The first triumvirate was Julius Caesar, Pompey the Great and Marcus Crassius. Marcus Crassius died leaving Julius Caesar and Pompey to fight over who is the overall leader of Rome. This led to a massive civil war between Caesar and Pompey. In the end Pompey lost and Caesar went back to Rome as the new emperor. The Senate sided with Pompey in the war and hated Caesar. So they plotted against Caesar and wanted to kill him. When they did they realized that the people would get angry so they got Brutus, who was respected and admired in Rome, to speak with them and to calm them down.
Brutus uses his extraordinary rhetoric abilities to persuade the crowd that Caesar’s death was the best thing that could have happened to Rome. He starts his speech by saying” (Shakespeare 712). Not that I loved Caesar less, but that I loved Rome more”. He used repetition to make his speech sound more appealing to the people. Also he used parallel structure to smooth out his sentence. Lastly in Rome it is more the state is more important than the individual people. So he turned it around saying that for Rome he would kill its ruler if necessary, and it is not a villainous act to do so. Next he uses an amazing grammatical structure when he says” (724). As Caesar loved me, I weep for him as he was fortunate, I rejoice at it as he was valiant, I honor him but as he was ambitious, I slew him” (726). He not only framed his speech but in this sentence he framed his grammatical order. His first line was subject verb direct object pronoun verb prepositional phrase. He changes it by doing subject linking verb adverb pronoun verb prepositional phrase. He changes it again by doing subject linking verb adverb pronoun verb direct object. In the last phrase he uses repetition and repeats the phrase’s grammatical order. Even though Brutus’s speech was very rhetorical and convinced the people Marc Antony’s speech was better.
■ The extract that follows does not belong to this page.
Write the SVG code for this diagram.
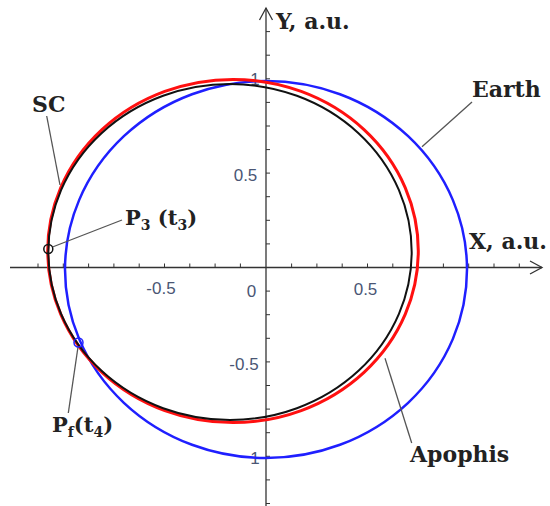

In order to persuade the people Marc Antony must match the rhetorical finesse of Brutus. He starts by slowly discrediting Brutus. He constantly repeats “Brutus is an honorable man” (714) The constant repetition tells the crowd that in fact Brutus was not an honorable man. Also at the same time it shows that killing Caesar was a bad thing. At the end of the speech Marc Antony states “For I have neither writ nor words nor worth, action or utterance, nor the power of speech to stir men’s blood” (722) He starts with the alliteration of the w’s in writ, words and worth. He also has a false modesty saying he doesn’t have the power to make men angry when after his speech the crowd is angry and rowdy.
The crowd’s reactions to the two speechs are completely different. At the beginning of Brutus’s speech the crowd is hostile toward Brutus, but afterwards when he states that if the country wants him dead that he would kill himself. This is when the crowd yells out “Live Brutus! Live, live! Bring him with triumph home unto his house” (721) Brutus changes the crowd’s opinion so much that they want him to live and become the new Caesar. That Brutus is the most honorable man in Rome. When Marc Antony starts speaking the crowd tells him to not make fun of Brutus. After the crowd yells “we’ll burn his body in the holy place and with the brands fire the traitors’ houses” (719). The change from them saying Brutus live and burn his house down is so enormous it can only show the power of Marc Antony’s words.
Because of Mac Antony’s speech he ends up fighting Brutus in a war, winning the war and ruling over the eastern half of Rome. Octavious, Marcus Lippedes and Marc Antony form the second triumvirate. Marcus gets booted out while Octavious and Marc Antony fight for power. Although Marc Antony loses and dies no one can deny the rhetorical prowess that he possessed.